7. Originally Posted by dori1123

Also, for the converse to be true, if $\displaystyle f(x) \in \mathbb{Z}[x]$ has a linear factor, then the linear factor must be a monic polynomial to guarantee that $\displaystyle f(x)$ has a root in $\displaystyle \mathbb{Z}$. Right? That's the only condition I can think of.
If $\displaystyle f(x) = (x-a)g(x)$ then $\displaystyle f(a) = 0$, so $\displaystyle a$ is a zero.

8. Originally Posted by ThePerfectHacker
If $\displaystyle f(x) = (x-a)g(x)$ then $\displaystyle f(a) = 0$, so $\displaystyle a$ is a zero.
I understand that the converse is true if $\displaystyle f(a)=0$ but why is $\displaystyle a$ zero?

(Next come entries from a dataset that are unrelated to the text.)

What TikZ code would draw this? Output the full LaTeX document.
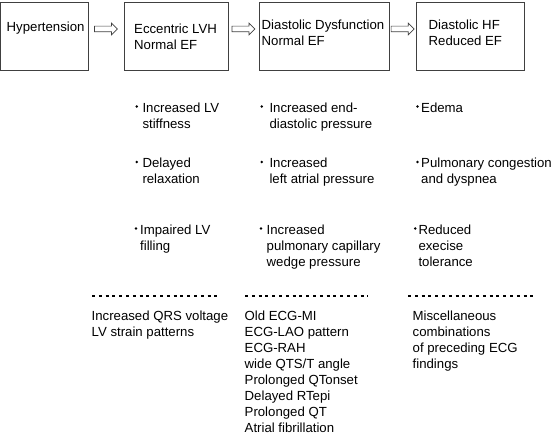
\documentclass[tikz,border=0pt]{standalone}
\usepackage{fontspec}
\setmainfont{Liberation Sans}
\usetikzlibrary{shapes.arrows}
\usetikzlibrary{math}

\newcommand{\rows}[1]{\begin{tabular}[t]{@{}l@{}}#1\end{tabular}}

\begin{document}
\begin{tikzpicture}[x=1pt, y=-1pt,
  box/.style = {draw=black!75, line width = 0.8pt, minimum height = 68pt, inner sep = 0pt},
  txt/.style = {anchor=base west, inner sep = 0pt, font=\fontsize{13.2}{16}\selectfont},
  harrow/.style = {single arrow, draw=black!75, line width = 0.7pt, minimum height = 23pt,
    minimum width = 11pt, single arrow head extend = 3pt, inner sep = 2.5pt},
  sep/.style = {line width = 1.2pt, dash pattern = on 3pt off 3.8pt}]
\tikzmath{
\yc=36;
\ya=112.5;
\yb=168;
\yy=234.5;
\yd=296;
\ye=320;
}
\useasboundingbox (0,0) rectangle (553,435);

\node[box, minimum width = 88pt] (hyp) at (44.5,\yc) {};
\node[box, minimum width = 104pt] (lvh) at (176,\yc) {};
\node[box, minimum width = 130pt] (dd) at (324,\yc) {};
\node[box, minimum width = 108pt] (hf) at (470,\yc) {};

\node[txt] (hyptxt) at (6.5,31.5) {Hypertension};
\node[txt] (lvhtxt) at (134,33.5) {\rows{Eccentric LVH\\Normal EF}};
\node[txt] (ddtxt) at (261.5,29.5) {\rows{Diastolic Dysfunction\\Normal EF}};
\node[txt] (hftxt) at (428.5,29.5) {\rows{Diastolic HF\\Reduced EF}};

\foreach \a/\b in {hyp/lvh, lvh/dd, dd/hf}
  \path ([yshift=7pt]\a.east) -- ([yshift=7pt]\b.west) node[harrow, pos=0.45] (arr-\a) {};

\node[txt] (lva) at (142.3,\ya) {\rows{Increased LV\\stiffness}};
\node[txt] (lvb) at (142.3,\yb) {\rows{Delayed\\relaxation}};
\node[txt] (lvc) at (140,\yy) {\rows{Impaired LV\\filling}};

\node[txt] (dda) at (269.3,\ya) {\rows{Increased end-\\diastolic pressure}};
\node[txt] (ddb) at (269.3,\yb) {\rows{Increased\\left atrial pressure}};
\node[txt] (ddc) at (266.5,\yy) {\rows{Increased\\pulmonary capillary\\wedge pressure}};

\node[txt] (hfa) at (421,\ya) {Edema};
\node[txt] (hfb) at (421,\yb) {\rows{Pulmonary congestion\\and dyspnea}};
\node[txt] (hfc) at (418.3,\yy) {\rows{Reduced\\execise\\tolerance}};

\foreach \n/\d in {lva/5.5, lvb/5.5, lvc/4, dda/7.5, ddb/7.5, ddc/5.5, hfa/3.5, hfb/3.5, hfc/3}
  \fill ([shift={(-\d,-6)}]\n.base west) circle (1.4pt);

\draw[sep] (92,\yd) -- (221,\yd);
\draw[sep] (245,\yd) -- (368,\yd);
\draw[sep] (408,\yd) -- (535,\yd);

\node[txt] (ecga) at (91.5,\ye) {\rows{Increased QRS voltage\\LV strain patterns}};
\node[txt] (ecgb) at (244.5,\ye) {\rows{Old ECG-MI\\ECG-LAO pattern\\ECG-RAH\\wide QTS/T angle\\Prolonged QTonset\\Delayed RTepi\\Prolonged QT\\Atrial fibrillation}};
\node[txt] (ecgc) at (412.5,\ye) {\rows{Miscellaneous\\combinations\\of preceding ECG\\findings}};
\end{tikzpicture}
\end{document}
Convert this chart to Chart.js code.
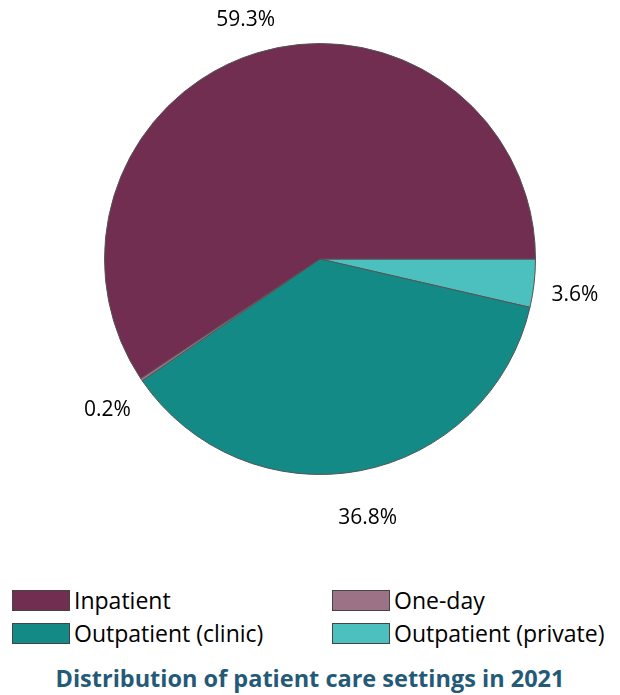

9. Originally Posted by dori1123
I understand that the converse is true if $\displaystyle f(a)=0$ but why is $\displaystyle a$ zero?
No, $\displaystyle a$ is not zero, $\displaystyle a$ is a zero of $\displaystyle f$. This means $\displaystyle f(a) = 0$.

10. Originally Posted by ThePerfectHacker
No, $\displaystyle a$ is not zero, $\displaystyle a$ is a zero of $\displaystyle f$. This means $\displaystyle f(a) = 0$.
Oh, you mean a root. Sorry, I got used to say roots.